The tasting room will function both as a place for customers to enjoy themselves but also a welcoming place for them give feedback on all the beers they try.

Hunt said Mustang Sally will ultimately have a dozen beers on tap, but in the spirit of only serving the best, it will open with just four or five selections. The team is still in the process of finalizing the handful of winners for opening day.

“The three of us on the core team feel like we have a good idea of what the initial lineup will be,” Hunt said. “We want the community to tell us what they want. What we want to do with that tasting room is put a collaborative process in place to get a real, true understanding of what the community wants and is looking for when they come here. This is ultimately how we will commit to flagship beers.”

The long-term goal is for a third of the beers on tap to be flagship beers, a third to be what the Mustang Sally team considers soon-to-be flagships, and for the last third to be pilot brews.

Both Hunt and Kimbrough said their prime focus is on quality assurance. Mustang Sally will even have a lab onsite to maintain beer samples, and ensure that every type of beer can be replicated down to every last hop.

“Recordkeeping in brewing is extremely rigorous and detail-oriented,” Kimbrough reiterated. “It is the base of the quality assurance. Any changes that happen as the beer is being made — a 10-minute power outage, for example — down to the letter, it is tracked.”

Beer-brewing is both a science and an art, and Mustang Sally won’t ignore either aspect. Kimbrough and the brewing team will always have creative freedom to come up with new, daring samples.

“We are going to put effort into the technical aspect of the beer,” Hunt said. “Still, we never want to lose that artistic side, which is why we will devote the last third of the taps to experimental brews. We want to have fun with it.
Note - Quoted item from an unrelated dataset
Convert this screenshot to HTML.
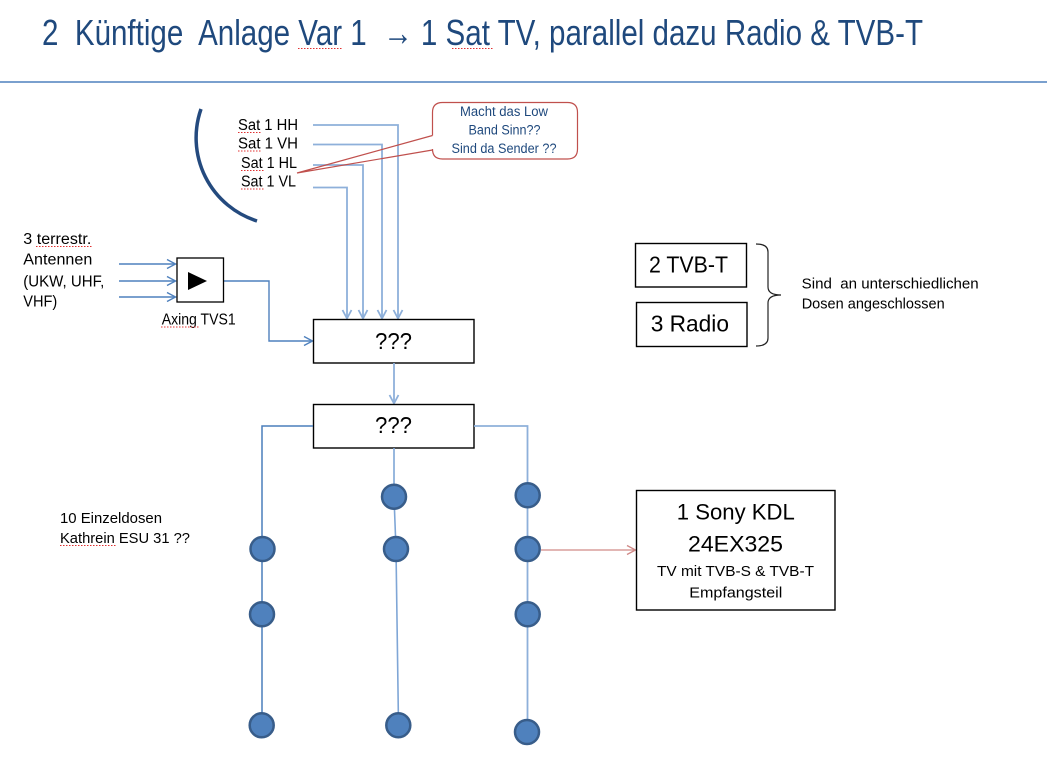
<!DOCTYPE html>
<html>
<head>
<meta charset="utf-8">
<style>
  html, body { margin: 0; padding: 0; background: #fff; }
  body { width: 1047px; height: 766px; overflow: hidden; }
  svg { display: block; }
  text { font-family: "Liberation Sans", "DejaVu Sans", sans-serif; }
</style>
</head>
<body>
<svg width="1047" height="766" viewBox="0 0 1047 766" xmlns="http://www.w3.org/2000/svg">
  <rect x="0" y="0" width="1047" height="766" fill="#ffffff"/>

  <!-- Title -->
  <text x="42" y="45" font-size="36" fill="#1F497D" textLength="881" lengthAdjust="spacingAndGlyphs" xml:space="preserve">2  Künftige  Anlage Var 1  <tspan font-weight="bold">→</tspan> 1 Sat TV, parallel dazu Radio &amp; TVB-T</text>
  <g stroke="#E03030" stroke-width="1" stroke-dasharray="1.5 1.5" fill="none">
    <line x1="298" y1="48.5" x2="342" y2="48.5"/>
    <line x1="452" y1="48.5" x2="494" y2="48.5"/>
  </g>
  <line x1="0" y1="82" x2="1047" y2="82" stroke="#4F81BD" stroke-width="1.5"/>

  <!-- Dish arc -->
  <path d="M 201 109 A 87.3 87.3 0 0 0 257 221" fill="none" stroke="#244A7E" stroke-width="3.5"/>

  <!-- Sat labels -->
  <g font-size="15.5" fill="#000">
    <text x="238" y="130" textLength="60" lengthAdjust="spacingAndGlyphs">Sat 1 HH</text>
    <text x="238" y="148.5" textLength="60" lengthAdjust="spacingAndGlyphs">Sat 1 VH</text>
    <text x="241" y="168" textLength="56" lengthAdjust="spacingAndGlyphs">Sat 1 HL</text>
    <text x="241" y="186.5" textLength="55" lengthAdjust="spacingAndGlyphs">Sat 1 VL</text>
  </g>
  <g stroke="#E03030" stroke-width="1" stroke-dasharray="1.5 1.5" fill="none">
    <line x1="238" y1="132.5" x2="262" y2="132.5"/>
    <line x1="238" y1="151" x2="262" y2="151"/>
    <line x1="241" y1="170.5" x2="265" y2="170.5"/>
    <line x1="241" y1="189" x2="265" y2="189"/>
  </g>

  <!-- Sat lines -->
  <g fill="none" stroke="#8EB0DA" stroke-width="1.8">
    <path d="M313 125 H398 V318"/>
    <path d="M313 144.5 H382 V318"/>
    <path d="M313 165 H363 V318"/>
    <path d="M313 187.5 H347 V318"/>
    <polyline points="393.5,310 398,318.5 402.5,310"/>
    <polyline points="377.5,310 382,318.5 386.5,310"/>
    <polyline points="358.5,310 363,318.5 367.5,310"/>
    <polyline points="342.5,310 347,318.5 351.5,310"/>
  </g>

  <!-- Callout -->
  <path d="M 442.5 102.5 H 567.5 Q 577.5 102.5 577.5 112.5 V 149 Q 577.5 159 567.5 159 H 442.5 Q 432.5 159 432.5 149 V 112.5 Q 432.5 102.5 442.5 102.5 Z" fill="#ffffff" stroke="none"/>
  <path d="M 432.5 135.5 V 112.5 Q 432.5 102.5 442.5 102.5 H 567.5 Q 577.5 102.5 577.5 112.5 V 149 Q 577.5 159 567.5 159 H 442.5 Q 432.5 159 432.5 149 V 150" fill="none" stroke="#C0504D" stroke-width="1.2"/>
  <path d="M 432.5 135.5 L 297 173 L 432.5 150" fill="none" stroke="#C0504D" stroke-width="1.2"/>
  <g font-size="13.5" fill="#1F497D" text-anchor="middle">
    <text x="504" y="116" textLength="88" lengthAdjust="spacingAndGlyphs">Macht das Low</text>
    <text x="504.5" y="134.5" textLength="72" lengthAdjust="spacingAndGlyphs">Band Sinn??</text>
    <text x="504" y="152.8" textLength="105" lengthAdjust="spacingAndGlyphs">Sind da Sender ??</text>
  </g>

  <!-- Terrestrial antennas -->
  <g font-size="15.5" fill="#000">
    <text x="23.3" y="244" textLength="68" lengthAdjust="spacingAndGlyphs">3 terrestr.</text>
    <text x="23.3" y="264.3" textLength="69" lengthAdjust="spacingAndGlyphs">Antennen</text>
    <text x="23.3" y="286.5" textLength="81" lengthAdjust="spacingAndGlyphs">(UKW, UHF,</text>
    <text x="23.3" y="306.5" textLength="34" lengthAdjust="spacingAndGlyphs">VHF)</text>
    <text x="161.7" y="324.3" textLength="74" lengthAdjust="spacingAndGlyphs">Axing TVS1</text>
  </g>
  <g stroke="#E03030" stroke-width="1" stroke-dasharray="1.5 1.5" fill="none">
    <line x1="36" y1="246.5" x2="92" y2="246.5"/>
    <line x1="161" y1="327" x2="200" y2="327"/>
  </g>
  <g fill="none" stroke="#4F81BD" stroke-width="1.4">
    <line x1="119" y1="264" x2="175.5" y2="264"/>
    <line x1="119" y1="281" x2="175.5" y2="281"/>
    <line x1="119" y1="297" x2="175.5" y2="297"/>
    <polyline points="167,259.5 175.5,264 167,268.5"/>
    <polyline points="167,276.5 175.5,281 167,285.5"/>
    <polyline points="167,292.5 175.5,297 167,301.5"/>
    <path d="M224 281 H269 V341 H312"/>
    <polyline points="304,336.5 312.5,341 304,345.5"/>
  </g>
  <rect x="177" y="258" width="46.5" height="44" fill="#fff" stroke="#000" stroke-width="1.3"/>
  <polygon points="188,272 207,281 188,290" fill="#000"/>

  <!-- Boxes ??? -->
  <rect x="313.5" y="319.5" width="160.5" height="43.5" fill="#fff" stroke="#000" stroke-width="1.4"/>
  <text x="393.5" y="349" font-size="23" text-anchor="middle" fill="#000" textLength="37" lengthAdjust="spacingAndGlyphs">???</text>
  <line x1="394" y1="363" x2="394" y2="403" stroke="#8EB0DA" stroke-width="1.8"/>
  <polyline points="389.5,395 394,403.5 398.5,395" fill="none" stroke="#8EB0DA" stroke-width="1.8"/>
  <rect x="313.5" y="404.5" width="160.5" height="43.5" fill="#fff" stroke="#000" stroke-width="1.4"/>
  <text x="393.5" y="433" font-size="23" text-anchor="middle" fill="#000" textLength="37" lengthAdjust="spacingAndGlyphs">???</text>

  <!-- Distribution lines -->
  <path d="M313 426 H262 V725" fill="none" stroke="#4A7EBB" stroke-width="1.5"/>
  <path d="M474 426 H527.5 V732" fill="none" stroke="#8EB0DA" stroke-width="1.8"/>
  <path d="M394 448 L394 497 L396 549 L398.5 725" fill="none" stroke="#7FA6D6" stroke-width="1.6"/>

  <!-- Red arrow to TV -->
  <line x1="541" y1="550" x2="635" y2="550" stroke="#D08A88" stroke-width="1.3"/>
  <polyline points="627,545.5 635.5,550 627,554.5" fill="none" stroke="#D08A88" stroke-width="1.3"/>

  <!-- Circles -->
  <g fill="#4F81BD" stroke="#385D8A" stroke-width="2.5">
    <circle cx="262.5" cy="549" r="12"/>
    <circle cx="262" cy="614.3" r="12"/>
    <circle cx="261.7" cy="725.3" r="12"/>
    <circle cx="394" cy="496.7" r="12"/>
    <circle cx="396" cy="549" r="12"/>
    <circle cx="398.3" cy="725.3" r="12"/>
    <circle cx="527.7" cy="495.3" r="12"/>
    <circle cx="527.7" cy="549" r="12"/>
    <circle cx="527.7" cy="614.3" r="12"/>
    <circle cx="527" cy="732" r="12"/>
  </g>

  <!-- 10 Einzeldosen -->
  <g font-size="15" fill="#000">
    <text x="60" y="523" textLength="102" lengthAdjust="spacingAndGlyphs">10 Einzeldosen</text>
    <text x="60" y="543" textLength="130" lengthAdjust="spacingAndGlyphs">Kathrein ESU 31 ??</text>
  </g>
  <line x1="60" y1="545.5" x2="117" y2="545.5" stroke="#E03030" stroke-width="1" stroke-dasharray="1.5 1.5"/>

  <!-- Sony TV box -->
  <rect x="636.5" y="490.5" width="198.5" height="119.5" fill="#fff" stroke="#000" stroke-width="1.4"/>
  <g fill="#000" text-anchor="middle">
    <text x="735.8" y="519.3" font-size="22.5" textLength="118" lengthAdjust="spacingAndGlyphs">1 Sony KDL</text>
    <text x="735.5" y="551.7" font-size="22.5" textLength="95" lengthAdjust="spacingAndGlyphs">24EX325</text>
    <text x="735.5" y="576" font-size="15" textLength="157" lengthAdjust="spacingAndGlyphs">TV mit TVB-S &amp; TVB-T</text>
    <text x="735.8" y="597.3" font-size="15" textLength="93" lengthAdjust="spacingAndGlyphs">Empfangsteil</text>
  </g>

  <!-- TVB-T / Radio -->
  <rect x="635.5" y="243.5" width="111" height="43.5" fill="#fff" stroke="#000" stroke-width="1.4"/>
  <text x="649" y="272.7" font-size="23" fill="#000" textLength="79" lengthAdjust="spacingAndGlyphs">2 TVB-T</text>
  <rect x="636.5" y="302.5" width="110.5" height="44" fill="#fff" stroke="#000" stroke-width="1.4"/>
  <text x="650.7" y="331.7" font-size="23" fill="#000" textLength="78.3" lengthAdjust="spacingAndGlyphs">3 Radio</text>

  <!-- Brace -->
  <path d="M756 244 Q768 244 768 252 V287 Q768 295 781 295 Q768 295 768 303 V338 Q768 346 756 346" fill="none" stroke="#222" stroke-width="1.2"/>
  <g font-size="14.5" fill="#000">
    <text x="801.7" y="288.3" textLength="177" lengthAdjust="spacingAndGlyphs" xml:space="preserve">Sind  an unterschiedlichen</text>
    <text x="801.7" y="308.3" textLength="143" lengthAdjust="spacingAndGlyphs">Dosen angeschlossen</text>
  </g>
</svg>
</body>
</html>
It’s not a dull industry and it shouldn’t be.”

Mustang Sally Brewing Company will host the Fairfax County Brew Fest at the end of April. Major breweries have already committed to being there, and every brewhouse in the county was invited. Hosting the event, which is open to the public, is another move toward keeping the local brewing industry all-inclusive.

“It would be nice if we stay collaborative instead of competitive,” Hunt said. “Right now it’s really young and it’s a great culture.”

At the core of the brewing industry, and Mustang Sally, is respect for beer and for other people who have a passion for it.

“At the end of the day we see ourselves as a classic American brewery with a commitment to doing things right,” Hunt said. “Experts always say, never start a business without an exit plan, and I sit here, making that fatal flaw. I don’t want an exit plan.”